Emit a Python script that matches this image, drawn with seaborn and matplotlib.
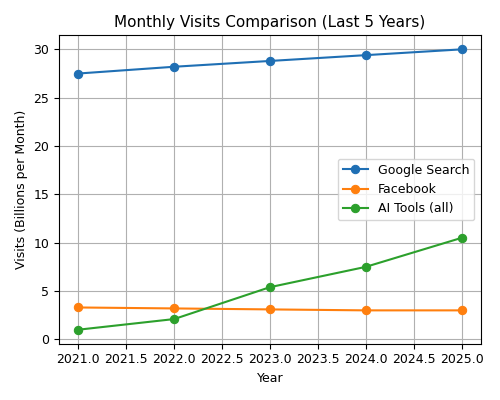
import matplotlib
matplotlib.use("Agg")
import matplotlib.pyplot as plt
import seaborn as sns
import pandas as pd

years = [2021, 2022, 2023, 2024, 2025]
google = [27.5, 28.2, 28.8, 29.4, 30.0]
facebook = [3.3, 3.2, 3.1, 3.0, 3.0]
ai_tools = [1.0, 2.1, 5.4, 7.5, 10.5]
series_names = ["Google Search", "Facebook", "AI Tools (all)"]

df = pd.DataFrame({"Year": years * 3,
                   "Visits": google + facebook + ai_tools,
                   "Series": sum([[n] * 5 for n in series_names], [])})

fig, ax = plt.subplots(figsize=(5, 4), dpi=100)
colors = ["#1f6fb4", "#ff7f0e", "#2ca02c"]
for name, c in zip(series_names, colors):
    sub = df[df.Series == name]
    sns.lineplot(data=sub, x="Year", y="Visits", ax=ax, color=c, marker="o",
                 markeredgecolor=c, markersize=6, label=name)
ax.set_title("Monthly Visits Comparison (Last 5 Years)", fontsize=11)
ax.set_xlabel("Year", fontsize=9)
ax.set_ylabel("Visits (Billions per Month)", fontsize=9)
ax.tick_params(labelsize=9)
ax.grid(True)
ax.legend(loc="center right", fontsize=9)
fig.tight_layout()
fig.savefig("out.png")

◆ **What needs to be done**
Repeat the material verbatim. Do not carry over any picture.

◆ **Solution to this task**
Emit a Python script that matches this image, drawn with seaborn and matplotlib.
import matplotlib
matplotlib.use("Agg")
import matplotlib.pyplot as plt
import seaborn as sns
import pandas as pd

years = [2021, 2022, 2023, 2024, 2025]
google = [27.5, 28.2, 28.8, 29.4, 30.0]
facebook = [3.3, 3.2, 3.1, 3.0, 3.0]
ai_tools = [1.0, 2.1, 5.4, 7.5, 10.5]
series_names = ["Google Search", "Facebook", "AI Tools (all)"]

df = pd.DataFrame({"Year": years * 3,
                   "Visits": google + facebook + ai_tools,
                   "Series": sum([[n] * 5 for n in series_names], [])})

fig, ax = plt.subplots(figsize=(5, 4), dpi=100)
colors = ["#1f6fb4", "#ff7f0e", "#2ca02c"]
for name, c in zip(series_names, colors):
    sub = df[df.Series == name]
    sns.lineplot(data=sub, x="Year", y="Visits", ax=ax, color=c, marker="o",
                 markeredgecolor=c, markersize=6, label=name)
ax.set_title("Monthly Visits Comparison (Last 5 Years)", fontsize=11)
ax.set_xlabel("Year", fontsize=9)
ax.set_ylabel("Visits (Billions per Month)", fontsize=9)
ax.tick_params(labelsize=9)
ax.grid(True)
ax.legend(loc="center right", fontsize=9)
fig.tight_layout()
fig.savefig("out.png")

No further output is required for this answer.